-------- Records to use --------

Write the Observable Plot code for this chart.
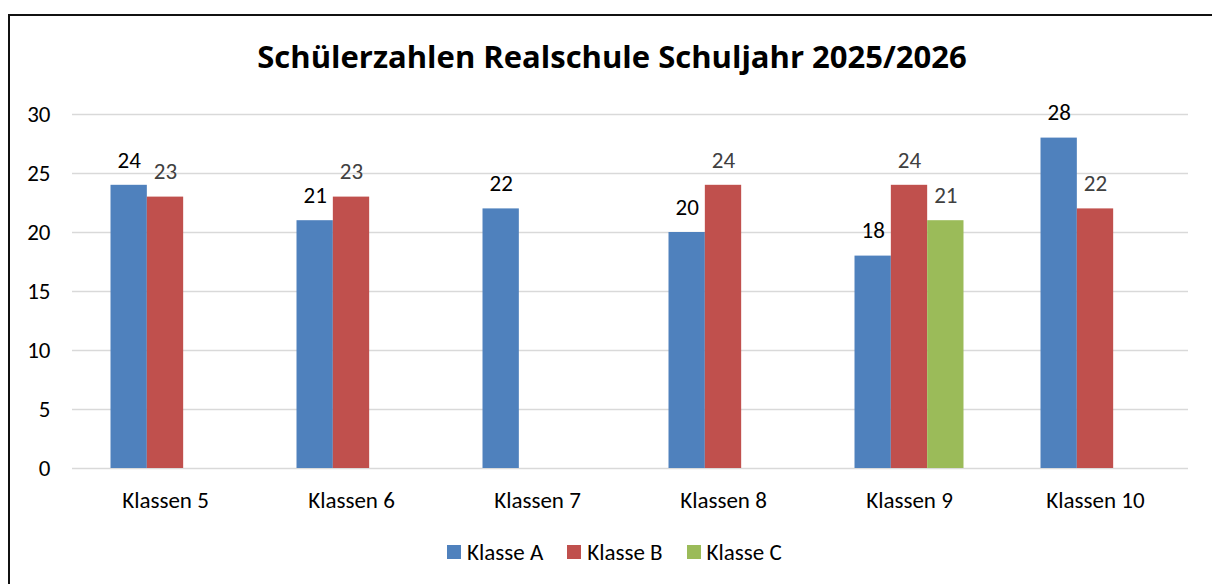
<!DOCTYPE html>
<html>
<head>
<meta charset="utf-8">
<script src="https://cdn.jsdelivr.net/npm/d3@7"></script>
<script src="https://cdn.jsdelivr.net/npm/@observablehq/plot@0.6"></script>
<style>
  html, body { margin: 0; padding: 0; background: #fff; overflow: hidden; width: 1212px; height: 584px; }
  body { position: relative; font-family: Carlito, Lato, sans-serif; }
  #frame { position: absolute; left: 8px; top: 14px; width: 1230px; height: 600px; border: 2px solid #111; box-sizing: border-box; }
  #title { position: absolute; left: 0; top: 36px; width: 1224px; text-align: center; font-family: "Open Sans", Lato, sans-serif; font-weight: bold; font-size: 31px; color: #000; line-height: 40px; white-space: nowrap; }
  #chart { position: absolute; left: 0; top: 90px; }
  #legend { position: absolute; left: 447px; top: 538px; height: 28px; display: flex; align-items: center; font-size: 23px; color: #000; }
  .item { display: flex; align-items: center; margin-right: 24px; }
  .sw { width: 14px; height: 14px; margin-right: 6px; }
</style>
</head>
<body>
<div id="frame"></div>
<div id="title">Schülerzahlen Realschule Schuljahr 2025/2026</div>
<div id="chart"></div>
<div id="legend"></div>
<script>
const categories = ["Klassen 5", "Klassen 6", "Klassen 7", "Klassen 8", "Klassen 9", "Klassen 10"];
const seriesNames = ["Klasse A", "Klasse B", "Klasse C"];
const klasseA = [24, 21, 22, 20, 18, 28];
const klasseB = [23, 23, null, 24, 24, 22];
const klasseC = [null, null, null, null, 21, null];
const colors = ["#4F81BD", "#C0504D", "#9BBB59"];
const yTicks = [0, 5, 10, 15, 20, 25, 30];

const seriesValues = [klasseA, klasseB, klasseC];
const data = [];
categories.forEach((c, i) => {
  seriesNames.forEach((s, j) => {
    const v = seriesValues[j][i];
    if (v != null) data.push({cat: c, series: s, value: v});
  });
});

const chart = Plot.plot({
  width: 1212,
  height: 440,
  marginLeft: 72,
  marginRight: 24,
  marginTop: 24,
  marginBottom: 62,
  style: {fontFamily: "Carlito, Lato, sans-serif", fontSize: "23px", background: "transparent"},
  fx: {domain: categories, padding: 0, label: null},
  x: {domain: seriesNames, paddingInner: 0, paddingOuter: 1.06, axis: null, round: false},
  y: {domain: [0, 30], label: null},
  color: {domain: seriesNames, range: colors},
  marks: [
    Plot.gridY(yTicks, {stroke: "#d9d9d9", strokeOpacity: 1, strokeWidth: 1.5}),
    Plot.axisY(yTicks, {tickSize: 0, tickPadding: 22, fontSize: 23, fill: "#000", label: null}),
    Plot.axisFx({anchor: "bottom", tickSize: 0, tickPadding: 23, fontSize: 23, fill: "#000", label: null}),
    Plot.barY(data, {fx: "cat", x: "series", y: "value", fill: "series", insetLeft: 0, insetRight: 0}),
    Plot.text(data.filter(d => d.series === "Klasse A"), {fx: "cat", x: "series", y: "value", text: d => String(d.value), dy: -25, fill: "#000", fontSize: 23}),
    Plot.text(data.filter(d => d.series !== "Klasse A"), {fx: "cat", x: "series", y: "value", text: d => String(d.value), dy: -25, fill: "#404040", fontSize: 23})
  ]
});
document.getElementById("chart").appendChild(chart);

const legend = document.getElementById("legend");
seriesNames.forEach((s, i) => {
  const item = document.createElement("div");
  item.className = "item";
  const sw = document.createElement("div");
  sw.className = "sw";
  sw.style.background = colors[i];
  const t = document.createElement("span");
  t.textContent = s;
  item.appendChild(sw);
  item.appendChild(t);
  legend.appendChild(item);
});
</script>
</body>
</html>
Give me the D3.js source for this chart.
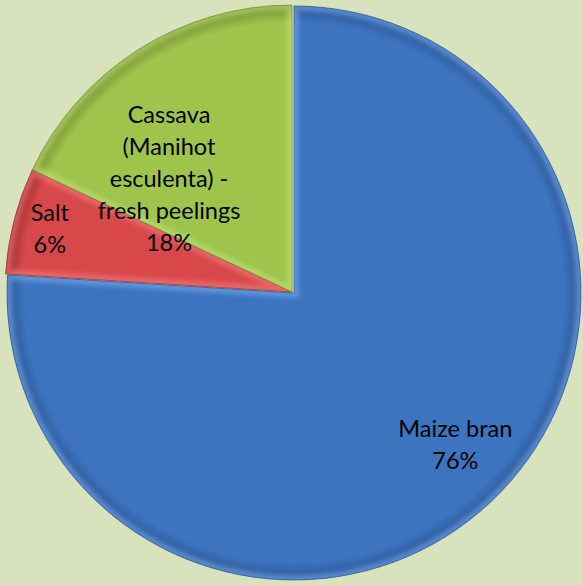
<!DOCTYPE html>
<html>
<head>
<meta charset="utf-8">
<script src="https://cdn.jsdelivr.net/npm/d3@7"></script>
<style>
  html, body { margin: 0; padding: 0; background: #d8e2bd; }
  svg { display: block; }
  text { font-family: Lato, "Open Sans", sans-serif; fill: #000; }
</style>
</head>
<body>
<div id="chart"></div>
<script>
'use strict'

// data
const categories = ['Maize bran', 'Salt', 'Cassava (Manihot esculenta) - fresh peelings']
const values = [76, 6, 18]
const labelLines = [
  ['Maize bran', '76%'],
  ['Salt', '6%'],
  ['Cassava', '(Manihot', 'esculenta) -', 'fresh peelings', '18%']
]

const colors = ['#3d74bf', '#d8484b', '#9fc44c']
const lightColors = ['#74a8ec', '#f07a7a', '#c0df78']
const darkColors = ['#2a5593', '#9c2c2e', '#6f8c2e']

const width = 583
const height = 585
const cx = 292
const cy = 292
const radius = 287

const chart_it = function(){
  const svg = d3.select('#chart')
    .append('svg')
    .attr('width', width)
    .attr('height', height)

  svg.append('rect')
    .attr('width', width)
    .attr('height', height)
    .attr('fill', '#d8e2bd')

  const defs = svg.append('defs')
  defs.append('filter')
    .attr('id', 'soft')
    .append('feGaussianBlur')
    .attr('stdDeviation', 2)

  categories.forEach((c, i) => {
    const gr = defs.append('radialGradient')
      .attr('id', 'grad' + i)
      .attr('gradientUnits', 'userSpaceOnUse')
      .attr('cx', 0).attr('cy', 0).attr('r', radius)
    gr.append('stop').attr('offset', '0%').attr('stop-color', colors[i])
    gr.append('stop').attr('offset', '94%').attr('stop-color', colors[i])
    gr.append('stop').attr('offset', '100%').attr('stop-color', darkColors[i])
  })

  const g = svg.append('g')
    .attr('transform', 'translate(' + cx + ',' + cy + ')')

  const pie = d3.pie()
    .value(d => d)
    .sort(null)

  const arcs = pie(values)

  const arc = d3.arc()
    .innerRadius(0)
    .outerRadius(radius)

  arcs.forEach((d, i) => {
    defs.append('clipPath')
      .attr('id', 'clip' + i)
      .append('path')
      .attr('d', arc(d))
  })

  const slices = g.selectAll('g.slice')
    .data(arcs)
    .enter()
    .append('g')
    .attr('class', 'slice')
    // the big slice sits a little apart from the others
    .attr('transform', (d, i) => i === 0 ? 'translate(2,1)' : null)

  slices.append('path')
    .attr('d', arc)
    .attr('fill', (d, i) => 'url(#grad' + i + ')')

  // bevel: soft light band along the inside of each edge
  slices.append('path')
    .attr('d', arc)
    .attr('clip-path', (d, i) => 'url(#clip' + i + ')')
    .attr('fill', 'none')
    .attr('stroke', (d, i) => lightColors[i])
    .attr('stroke-width', 10)
    .attr('stroke-opacity', 0.6)
    .attr('filter', 'url(#soft)')

  slices.append('path')
    .attr('d', arc)
    .attr('fill', 'none')
    .attr('stroke', (d, i) => darkColors[i])
    .attr('stroke-width', 1)
    .attr('stroke-opacity', 0.7)

  // labels
  const labelRadius = [224, 248, 168]
  const labelNudge = [[10, -9], [-2, 0], [-33, 30]]
  const lineH = 32

  g.selectAll('text.lbl')
    .data(arcs)
    .enter()
    .append('text')
    .attr('class', 'lbl')
    .attr('text-anchor', 'middle')
    .attr('font-size', 23.5)
    .each(function(d, i) {
      const la = d3.arc().innerRadius(labelRadius[i]).outerRadius(labelRadius[i])
      const c = la.centroid(d)
      const x = c[0] + labelNudge[i][0]
      const y = c[1] + labelNudge[i][1]
      const lines = labelLines[i]
      const top = y - (lines.length - 1) * lineH / 2 + 7
      lines.forEach((t, k) => {
        d3.select(this).append('tspan')
          .attr('x', x)
          .attr('y', top + k * lineH)
          .text(t)
      })
    })
}

chart_it()
</script>
</body>
</html>
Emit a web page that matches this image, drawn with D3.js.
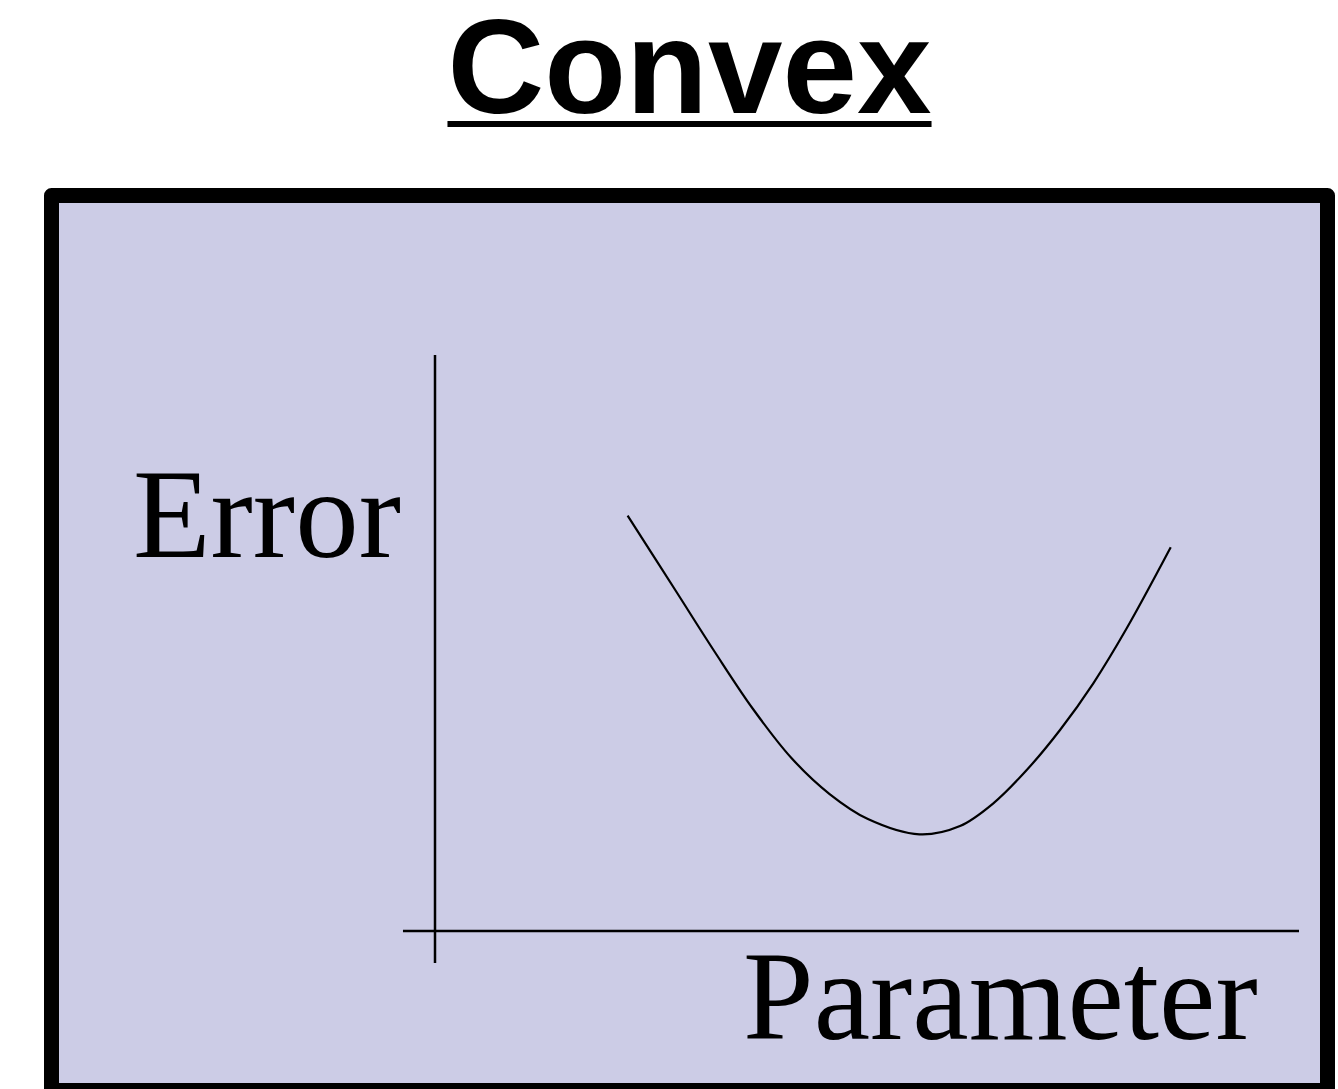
<!DOCTYPE html>
<html>
<head>
<meta charset="utf-8">
<script src="https://cdn.jsdelivr.net/npm/d3@7"></script>
<style>
  html, body { margin: 0; padding: 0; background: #fff; }
  svg { display: block; }
</style>
</head>
<body>
<div id="chart"></div>
<script>
(function () {
  'use strict';

  // Curve (parameter, error)
  var paramValues = [3.344, 4.193, 4.858, 5.521, 6.188, 6.851, 7.516, 8.411, 9.115, 9.693, 10.273, 10.851, 11.429, 12.009, 12.773];
  var errorValues = [7.210, 5.885, 4.844, 3.854, 3.003, 2.378, 1.944, 1.679, 1.823, 2.217, 2.795, 3.490, 4.300, 5.255, 6.661];
  var xDomain = [0, 15];
  var yDomain = [0, 10];
  var axisOverhang = -0.556;
  var titleText = 'Convex';
  var xLabel = 'Parameter';
  var yLabel = 'Error';

  var width = 1338, height = 1089;
  var svg = d3.select('#chart').append('svg').attr('width', width).attr('height', height);

  // Panel box
  svg.append('rect')
    .attr('x', 51.5).attr('y', 195.5).attr('width', 1276).attr('height', 895)
    .attr('fill', '#cccce6').attr('stroke', '#000').attr('stroke-width', 15)
    .attr('stroke-linejoin', 'round');

  // Title with underline
  var title = svg.append('text')
    .attr('x', 689.5).attr('y', 113).attr('text-anchor', 'middle')
    .attr('font-family', '"Liberation Sans", Arial, sans-serif')
    .attr('font-weight', 'bold').attr('font-size', 134)
    .text(titleText);
  var tw = title.node().getComputedTextLength();
  svg.append('line')
    .attr('x1', 689.5 - tw / 2).attr('x2', 689.5 + tw / 2)
    .attr('y1', 124).attr('y2', 124)
    .attr('stroke', '#000').attr('stroke-width', 6);

  var x = d3.scaleLinear().domain(xDomain).range([435, 1299]);
  var y = d3.scaleLinear().domain(yDomain).range([931, 355]);

  var g = svg.append('g');

  // Axes (plain lines crossing at the origin)
  g.append('line')
    .attr('x1', x(0)).attr('x2', x(0))
    .attr('y1', y(yDomain[1])).attr('y2', y(axisOverhang))
    .attr('stroke', '#000').attr('stroke-width', 2.5);
  g.append('line')
    .attr('x1', x(axisOverhang)).attr('x2', x(xDomain[1]))
    .attr('y1', y(0)).attr('y2', y(0))
    .attr('stroke', '#000').attr('stroke-width', 2.5);

  var pts = paramValues.map(function (p, i) { return { p: p, e: errorValues[i] }; });
  var line = d3.line()
    .x(function (d) { return x(d.p); })
    .y(function (d) { return y(d.e); })
    .curve(d3.curveCatmullRom.alpha(0.5));
  g.append('path').datum(pts).attr('d', line)
    .attr('fill', 'none').attr('stroke', '#000').attr('stroke-width', 2.2);

  // Axis labels
  g.append('text')
    .attr('x', 133).attr('y', 557)
    .attr('font-family', '"Liberation Serif", "Times New Roman", serif')
    .attr('font-size', 127).attr('fill', '#000')
    .text(yLabel);
  g.append('text')
    .attr('x', 743).attr('y', 1039)
    .attr('font-family', '"Liberation Serif", "Times New Roman", serif')
    .attr('font-size', 127).attr('fill', '#000')
    .text(xLabel);
})();
</script>
</body>
</html>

--------

Directive - Repeat the lines above exactly, beginning with the one containing "Give me the D3.js source for this chart." and finishing with the one containing "const radius = 287". No pictures belong in the copy.

Result below -
Give me the D3.js source for this chart.
<!DOCTYPE html>
<html>
<head>
<meta charset="utf-8">
<script src="https://cdn.jsdelivr.net/npm/d3@7"></script>
<style>
  html, body { margin: 0; padding: 0; background: #d8e2bd; }
  svg { display: block; }
  text { font-family: Lato, "Open Sans", sans-serif; fill: #000; }
</style>
</head>
<body>
<div id="chart"></div>
<script>
'use strict'

// data
const categories = ['Maize bran', 'Salt', 'Cassava (Manihot esculenta) - fresh peelings']
const values = [76, 6, 18]
const labelLines = [
  ['Maize bran', '76%'],
  ['Salt', '6%'],
  ['Cassava', '(Manihot', 'esculenta) -', 'fresh peelings', '18%']
]

const colors = ['#3d74bf', '#d8484b', '#9fc44c']
const lightColors = ['#74a8ec', '#f07a7a', '#c0df78']
const darkColors = ['#2a5593', '#9c2c2e', '#6f8c2e']

const width = 583
const height = 585
const cx = 292
const cy = 292
const radius = 287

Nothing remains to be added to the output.